The rosiest financial figures lump in the value of the territory’s schools, hospitals, and other fixed assets. Would Pasloski sell those? asked Mitchell.

Pasloski claimed that “the Yukon Party created today’s prosperity.” Mitchell contended that the meteoric rise of metal prices helped drive today’s mining boom.

Greater federal transfers mean the territory’s now more dependent on handouts from Ottawa than it was before the Yukon Party took power, said Mitchell. Much of that money’s been squandered, he asserted.

“There’s an old saying: ‘The best time to fix a roof is when it’s not raining.’

We haven’t taken advantage of the opportunities we’ve had. It’s time we do so.”

Mitchell and Hanson had different takes on how to handle uranium mining, public-private partnerships and mineral staking in municipalities.

The NDP opposes all of it.

Mitchell would consult the public on uranium mining.

“If Yukoners tell us they say no to uranium, that’s what we’ll do,” said Mitchell.

He’d also consider partnering with the private sector, but wouldn’t replace government workers with private ones, said Mitchell.
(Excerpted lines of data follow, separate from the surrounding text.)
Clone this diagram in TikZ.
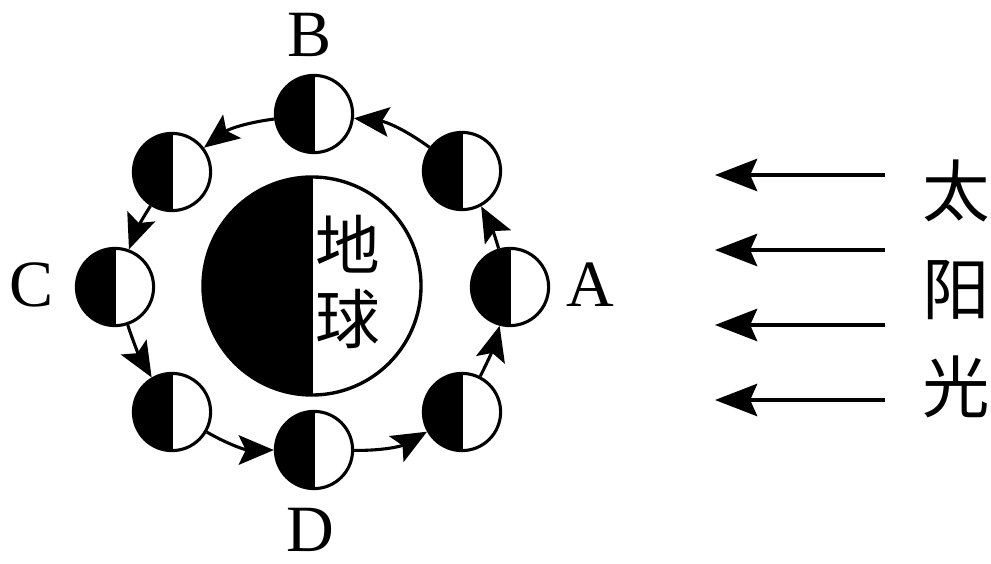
\documentclass[tikz,border=0pt]{standalone}
\usepackage{fontspec}
\setmainfont{Liberation Serif}
\newfontfamily\cjk{Noto Sans CJK SC}
\usetikzlibrary{arrows.meta}

\tikzset{
  phase/.style={draw,circle,line width=2.2pt,minimum size=1.93cm,inner sep=0pt,fill=white,
    path picture={\fill[black] (path picture bounding box.south west) rectangle (path picture bounding box.north);
      \draw[line width=1.8pt] (path picture bounding box.south) -- (path picture bounding box.north);}},
  orbit/.style={line width=2.2pt,-{Stealth[length=25pt,width=21pt,inset=5pt]}},
  sunray/.style={line width=2.6pt,-{Stealth[length=30pt,width=23pt,inset=5pt]}},
  letter/.style={font=\fontsize{47}{47}\selectfont,inner sep=0pt}
}

\begin{document}
\begin{tikzpicture}[x=0.025cm,y=-0.025cm]
        \useasboundingbox (0,0) rectangle (991,564);

        \node[phase,minimum size=5.45cm,line width=2.4pt] (earth) at (312,286) {};
        \node[font={\cjk\fontsize{46}{52}\selectfont},align=center,inner sep=0pt] (earthlbl) at (348,282) {地\\球};

        \node[phase] (mA) at (510,287) {};
        \node[phase] (mTR) at (462,171) {};
        \node[phase] (mB) at (314,114) {};
        \node[phase] (mTL) at (172,172) {};
        \node[phase] (mC) at (115,287) {};
        \node[phase] (mBL) at (172,412) {};
        \node[phase] (mD) at (314,450) {};
        \node[phase] (mBR) at (462,412) {};

        \draw[orbit] (mA) to[bend right=6] (mTR);
        \draw[orbit] (mTR) to[bend right=15] (mB);
        \draw[orbit] (mB) to[bend right=15] (mTL);
        \draw[orbit] (mTL) to[bend right=6] (mC);
        \draw[orbit] (mC) to[bend right=6] (mBL);
        \draw[orbit] (mBL) to[bend right=15] (mD);
        \draw[orbit] (mD) to[bend right=15] (mBR);
        \draw[orbit] (mBR) to[bend right=6] (mA);

        \node[letter] (lA) at (590,285) {A};
        \node[letter] (lB) at (310,35) {B};
        \node[letter] (lC) at (32,285) {C};
        \node[letter] (lD) at (310,530) {D};

        \foreach \y [count=\i] in {175,250,325,400} {
            \coordinate (s\i) at (885,\y);
            \coordinate (t\i) at (715,\y);
            \draw[sunray] (s\i) -- (t\i);
        }
        \node[font={\cjk\fontsize{48}{69.5}\selectfont},align=center,inner sep=0pt] (sunlbl) at (956,289) {太\\阳\\光};
    \end{tikzpicture}
\end{document}
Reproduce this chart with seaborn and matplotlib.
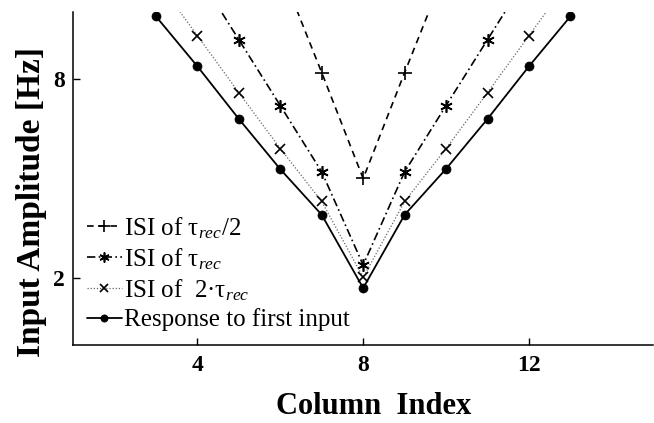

And the Liberals would “empower” municipalities to decide whether to allow mineral staking - currently, it’s out of their hands - rather than impose a “top-down” ban, as the NDP proposes.

Mitchell also sniped at the NDP’s proposal to upgrade the territory’s internet for $1.5 million. The Liberals estimate that running another datapipe to Outside would cost $13 million.

Mitchell can come across as whiney. But he didn’t during this debate, and he managed to avoid being the butt of any jokes.

It helped that Mitchell seemed to know every person posing a question, from the woodcutter frustrated with bureaucratic bungling to the Pelly Crossing resident who wished his community had more jobs.

NDP supporters cheered Hanson’s performance. But she frequently tripped over her tongue, and she was hobbled by her subservience to an egg timer.

A half-dozen times, she stopped the instant the timer rang, requiring the moderator, Dave White, to urge her to finish her thought.

Hanson also ended on a sour note, asserting that this election is a “two-way” race between the NDP and the Yukon Party.

This final bit of swagger seemed to undercut Hanson’s presentation of herself as a kinder, more conciliatory sort of politician than the rest.

And it didn’t sound like she believed it. Neither did much of the audience.

“No, it’s not,” someone shouted. The last laugh was on her.